Carson Grubaugh:
The holidays, with all of the family obligations to sit around and natter on about furniture shopping, health issues, etc. slowed me down a bit this last week. I did manage to complete all of the tracing for the bridging material and have completed another two and a half pages worth of pencils. Below are some samples.
Dave, in the sequence represented in the tracing below do you want each panel to be a completed image, or is the idea that there is a single drawing that gets more finished as the sequences progresses?
Having all of the repeat images makes the penciling part of this process a lot easier because I only have to draw a given image once and then can paste it all over the place in Photoshop. I do still like the idea of actually inking each panel of the finished art, however. There is something about each page being a finished, show-worthy piece of art that appeals to me.
I am now doing almost-daily updates of every bit of progress I make over at Dave's Patreon Page. It is the only way to see all my progress before the book comes out and costs as little as $1 a month!
Have a great 2017!
7 comments:
Carson, I very much appreciate the Patreon updates, as well as those here. I know it's (lots of the) extra work, but it is absolutely fascinating reading.
And I encourage everyone to join Patreon to get a lot more devilish details on World Sim. More than worth the price of admission!
Thanks, Bill.
There are a lot of interesting extras on the Patreon that I wasn't aware until I got on there. All of the research notes, the Bone commentaries, etc.
Yes! Thank you, Carson! And thank you, Bill!
Carson - I was going to leave that up to you.
There's two different ways that you can go: each panel essentially being THE panel in progress (that is, each panel with more inking on it) or each panel being finished in its own way.
I'd pick the latter one, personally, because if you end up with a really sweet looking "in progress" panel where you're pretty sure the "sweet" comes from the part you've got inked and if you ink any more of it you're going to "lose the sweet" then you can just leave it. And you can copy any effect that Worked from panel to panel.

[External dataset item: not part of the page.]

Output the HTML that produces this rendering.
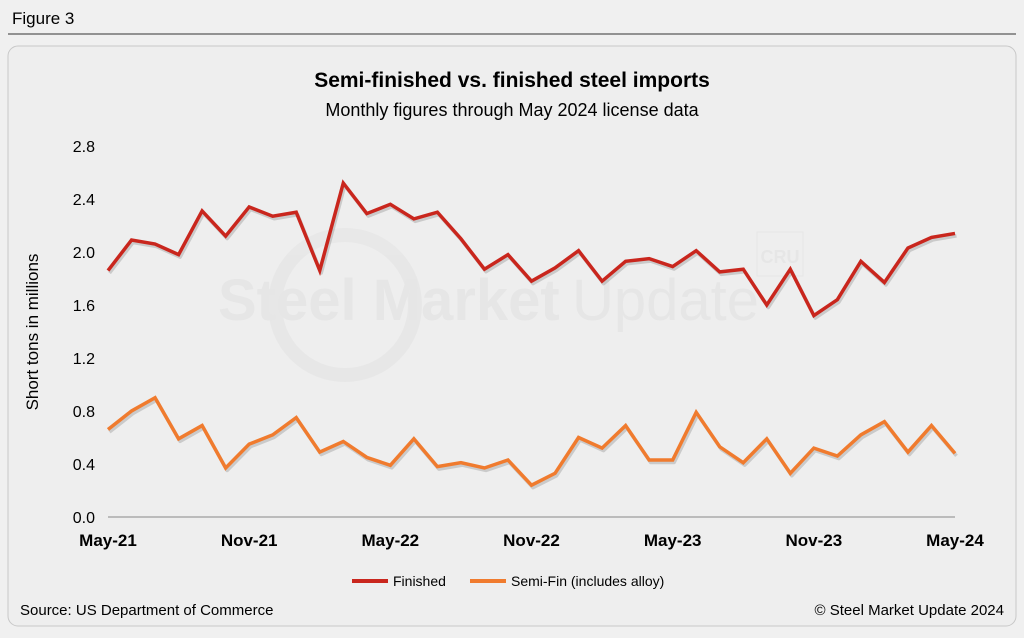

I forgot to mention that I used the same hand over and over again (I thought it gave it a kind of comedic Terry Gilliam collage quality) but you're under no such constraint if you want to shoot some pictures of your own hand that are more appropriate to the panels in question.
Dave,
Even though it means more work, I agree that the second approach seems more appropriate. The first option somehow implies too much duration of creation in every panel prior to these, rather than Jack just going about being.
I agree, the same hand coming in from all kinds of angles it wouldn't come in from is much more comedic. It is one of my favorite visual aspects of those pages.
Carson - Congratulations on keeping the nose ring looking like a nose ring! No easy task!
No boogers! Ha-ha. Thanks, Dave.
The next major challenge of microscopic proportions is the lettering on the brush in the remaining pages. I don't want to abstract that out like I have for a lot of other lettering. Time to bust out a sewing magnifying light!